Thirteen states had online voting registration in 2012. That’s up from two, Arizona and Washington state, in 2008. Becker said five more states are in the process of starting online registration.

Mississippi was the lowest-performing state in Pew election reports for 2012, 2010 and 2008, partly because it doesn’t allow online voter registration. Democratic state Sen. David Blount of Jackson, who worked for a Democratic secretary of state’s office before his own election to the Legislature seven years ago, said Monday that Mississippi should change its laws to allow online registration.

“It reduces error. You don’t have to read somebody’s handwriting,” Blount said.

Mississippi’s current secretary of state, Republican Delbert Hosemann, said he is talking to his counterparts in states that allow online voter registration, including Arizona and Georgia.

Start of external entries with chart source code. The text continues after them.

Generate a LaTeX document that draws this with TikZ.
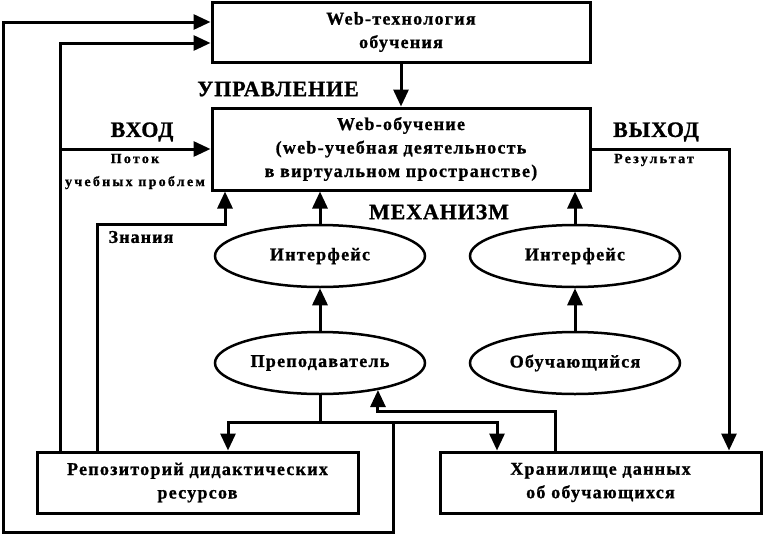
\documentclass[tikz,border=0pt]{standalone}
\usepackage{fontspec}
\setmainfont{Liberation Serif}
\newfontfamily\boxfont{Liberation Serif}[LetterSpace=7,BoldFeatures={FakeBold=1}]
\newfontfamily\bigfont{Liberation Serif}[LetterSpace=4,BoldFeatures={FakeBold=1}]
\newfontfamily\smallfont{Liberation Serif}[LetterSpace=16,BoldFeatures={FakeBold=1}]
\newfontfamily\midfont{Liberation Serif}[LetterSpace=6,BoldFeatures={FakeBold=1}]
\usetikzlibrary{arrows.meta,shapes.geometric}
\begin{document}
\begin{tikzpicture}[x=1pt,y=-1pt,
  box/.style={draw,line width=3pt,inner sep=0pt,align=center,font=\boxfont\bfseries\fontsize{18}{23.5}\selectfont},
  oval/.style={draw,ellipse,line width=2.5pt,inner sep=0pt,minimum width=210pt,minimum height=62pt,font=\boxfont\bfseries\fontsize{18}{23.5}\selectfont},
  conn/.style={line width=3pt},
  arr/.style={line width=3pt,-{Triangle[length=17pt,width=15pt]}},
  biglabel/.style={font=\bigfont\bfseries\fontsize{22}{26}\selectfont},
  smalllabel/.style={font=\smallfont\bfseries\fontsize{14}{23}\selectfont,align=center},
  midlabel/.style={font=\midfont\bfseries\fontsize{18}{22}\selectfont}
]
\useasboundingbox (0,0) rectangle (763,536);
% boxes
\node[box,minimum width=378pt,minimum height=60pt] (top) at (401,32) {Web-технология\\обучения};
\node[box,minimum width=378pt,minimum height=82pt] (mid) at (401,149) {Web-обучение\\(web-учебная деятельность\\в виртуальном пространстве)};
\node[box,minimum width=321pt,minimum height=61pt] (rep) at (197.5,482.5) {Репозиторий дидактических\\ресурсов};
\node[box,minimum width=321pt,minimum height=61pt] (store) at (600.5,482.5) {Хранилище данных\\об обучающихся};
% ellipses
\node[oval] (int1) at (320,256) {Интерфейс};
\node[oval] (int2) at (575,256) {Интерфейс};
\node[oval] (prep) at (320,363) {Преподаватель};
\node[oval] (obuch) at (575,363) {Обучающийся};
% labels
\node[biglabel] (lupr) at (278,89) {УПРАВЛЕНИЕ};
\node[biglabel] (lvh) at (142,132) {ВХОД};
\node[biglabel] (lmeh) at (439,212) {МЕХАНИЗМ};
\node[biglabel] (lvyh) at (656,132) {ВЫХОД};
\node[smalllabel] (lpot) at (135,171.5) {Поток\\учебных проблем};
\node[smalllabel] (lres) at (654,160) {Результат};
\node[midlabel] (lzn) at (141,237) {Знания};
% coordinates
\coordinate (a1) at (60,43);
\coordinate (k) at (97,224);
\coordinate (k2) at (225,224);
\coordinate (outx) at (729,149);
\coordinate (j) at (320,422);
\coordinate (jl) at (228,422);
\coordinate (jr) at (497,422);
\coordinate (o1) at (393,422);
\coordinate (o2) at (393,532);
\coordinate (o3) at (3,532);
\coordinate (o4) at (3,22);
\coordinate (s1) at (555,411);
% connectors
\draw[arr] (top.south) -- (mid.north);
\draw[arr] (mid.east) -- (outx) -- (outx |- store.north);
\draw[arr] (rep.north -| a1) -- (a1) -- (a1 -| top.west);
\draw[arr] (a1 |- mid.west) -- (mid.west);
\draw[arr] (rep.north -| k) -- (k) -- (k2) -- (k2 |- mid.south);
\draw[arr] (int1.north) -- (int1.north |- mid.south);
\draw[arr] (int2.north) -- (int2.north |- mid.south);
\draw[arr] (prep.north) -- (int1.south);
\draw[arr] (obuch.north) -- (int2.south);
\draw[conn] (prep.south) -- (j);
\draw[arr] (j) -- (jl) -- (jl |- rep.north);
\draw[arr] (j) -- (jr) -- (jr |- store.north);
\draw[arr] (o1) -- (o2) -- (o3) -- (o4) -- (o4 -| top.west);
\draw[arr] (store.north -| s1) -- (s1) -- (s1 -| prep.-25) -- (prep.-25);
\end{tikzpicture}
\end{document}
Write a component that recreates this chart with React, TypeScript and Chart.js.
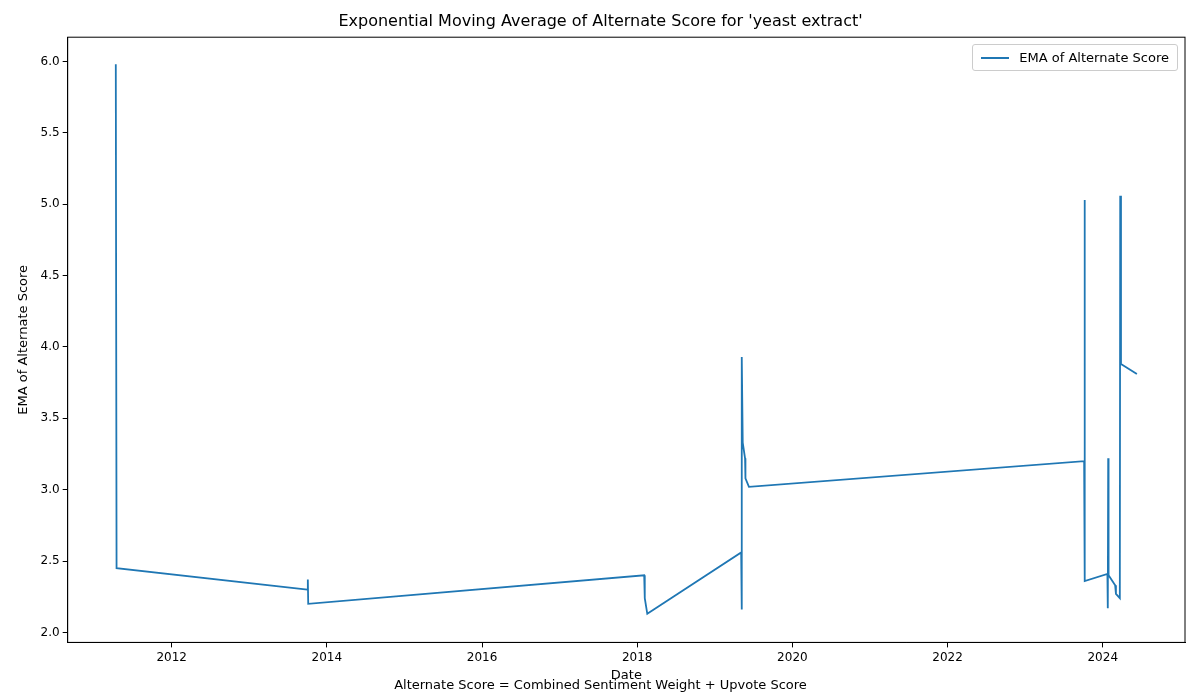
import { useEffect, useRef } from "react"
import { Chart, registerables } from "chart.js"

Chart.register(...registerables)

// decimal years
const dates = [
  2011.28, 2011.29, 2013.75, 2013.755, 2013.76, 2018.09, 2018.095, 2018.1, 2018.13,
  2019.34, 2019.345, 2019.35, 2019.36, 2019.39, 2019.395, 2019.44, 2023.76, 2023.765,
  2023.77, 2024.06, 2024.065, 2024.07, 2024.075, 2024.16, 2024.17, 2024.22, 2024.225,
  2024.235, 2024.44,
]
const ema = [
  5.98, 2.45, 2.30, 2.37, 2.20, 2.40, 2.27, 2.24, 2.13,
  2.56, 2.16, 3.93, 3.33, 3.22, 3.08, 3.02, 3.20, 5.03,
  2.36, 2.41, 2.17, 3.22, 2.40, 2.33, 2.27, 2.24, 5.06,
  3.88, 3.81,
]
const xTicks = [2012, 2014, 2016, 2018, 2020, 2022, 2024]
const yTicks = [2.0, 2.5, 3.0, 3.5, 4.0, 4.5, 5.0, 5.5, 6.0]

const BLUE = "#1f77b4"
const FONT = "'DejaVu Sans', sans-serif"

export default function App() {
  const canvasRef = useRef<HTMLCanvasElement>(null)
  const chartRef = useRef<Chart | null>(null)

  useEffect(() => {
    if (!canvasRef.current) return
    chartRef.current?.destroy()
    chartRef.current = new Chart(canvasRef.current, {
      type: "line",
      data: {
        datasets: [{
          label: "EMA of Alternate Score",
          data: dates.map((d, i) => ({ x: d, y: ema[i] })),
          borderColor: BLUE,
          borderWidth: 1.8,
          pointRadius: 0,
          tension: 0,
        }],
      },
      options: {
        animation: false,
        responsive: false,
        layout: { padding: { top: 4, right: 15, left: 16, bottom: 3 } },
        plugins: {
          legend: { display: false },
          tooltip: { enabled: false },
          title: { display: true, text: "Exponential Moving Average of Alternate Score for 'yeast extract'", color: "#000", font: { family: FONT, size: 16, weight: "normal" }, padding: { top: 8, bottom: 6 } },
          subtitle: { display: true, position: "bottom", text: "Alternate Score = Combined Sentiment Weight + Upvote Score", color: "#000", font: { family: FONT, size: 13 }, padding: { top: -6, bottom: 4 } },
        },
        scales: {
          x: {
            type: "linear", min: 2010.66, max: 2025.06,
            afterBuildTicks: (s: any) => { s.ticks = xTicks.map(v => ({ value: v })) },
            ticks: { color: "#000", font: { family: FONT, size: 12 }, callback: (v: any) => String(v), maxRotation: 0 },
            grid: { drawOnChartArea: false, color: "#000", tickLength: 5 },
            border: { color: "#000" },
            title: { display: true, text: "Date", color: "#000", font: { family: FONT, size: 13 }, padding: { top: 0, bottom: 0 } },
          },
          y: {
            type: "linear", min: 1.93, max: 6.17,
            afterBuildTicks: (s: any) => { s.ticks = yTicks.map(v => ({ value: v })) },
            ticks: { color: "#000", font: { family: FONT, size: 12 }, callback: (v: any) => Number(v).toFixed(1) },
            grid: { drawOnChartArea: false, color: "#000", tickLength: 5 },
            border: { color: "#000" },
            title: { display: true, text: "EMA of Alternate Score", color: "#000", font: { family: FONT, size: 13 }, padding: { top: 0, bottom: 6 } },
          },
        },
      },
      plugins: [{
        id: "frame",
        afterDraw(c) {
          const { ctx, chartArea: a } = c
          ctx.save()
          ctx.strokeStyle = "#000"
          ctx.lineWidth = 1
          ctx.strokeRect(a.left, a.top, a.right - a.left, a.bottom - a.top)
          ctx.restore()
        },
      }],
    })
    return () => { chartRef.current?.destroy() }
  }, [])

  return (
    <div style={{ position: "absolute", left: 0, top: 0, width: 1200, height: 700, background: "#fff" }}>
      <canvas ref={canvasRef} width={1200} height={700} />
      <div style={{ position: "absolute", right: 22, top: 44, border: "1px solid #ccc", borderRadius: 3, padding: "5px 8px", display: "flex", alignItems: "center", gap: 10, fontFamily: FONT, fontSize: 13, background: "rgba(255,255,255,0.8)" }}>
        <div style={{ width: 28, height: 2, background: BLUE }} />
        EMA of Alternate Score
      </div>
    </div>
  )
}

Hosemann said Monday that he would support such registration if it can be done securely and save the state money.

Florida’s secretary of state, Ken Detzner, said, “The previous practices reviewed in the report no longer reflect today’s voting laws because of last year’s reforms, and we will continue to work with Pew as they develop their next report.”

“This 2012 report validates the actions we took in working with supervisors of elections and the Legislature last year that created an historic amount of early voting locations and more voting hours than ever before,” Detzner said.

The Pew report also says fewer non-voters in 2012 cited illness, disability or problems with registration or absentee ballots as reasons for not taking part in an election. It says the South had the lowest rate of voter turnout and the highest rate of people who didn’t vote because of disability.

The information about how long people stood in line to vote came from a Massachusetts Institute of Technology team that surveyed at least 200 voters in every state and Washington, D.C., within two days after the 2012 and 2008 presidential elections, Becker said.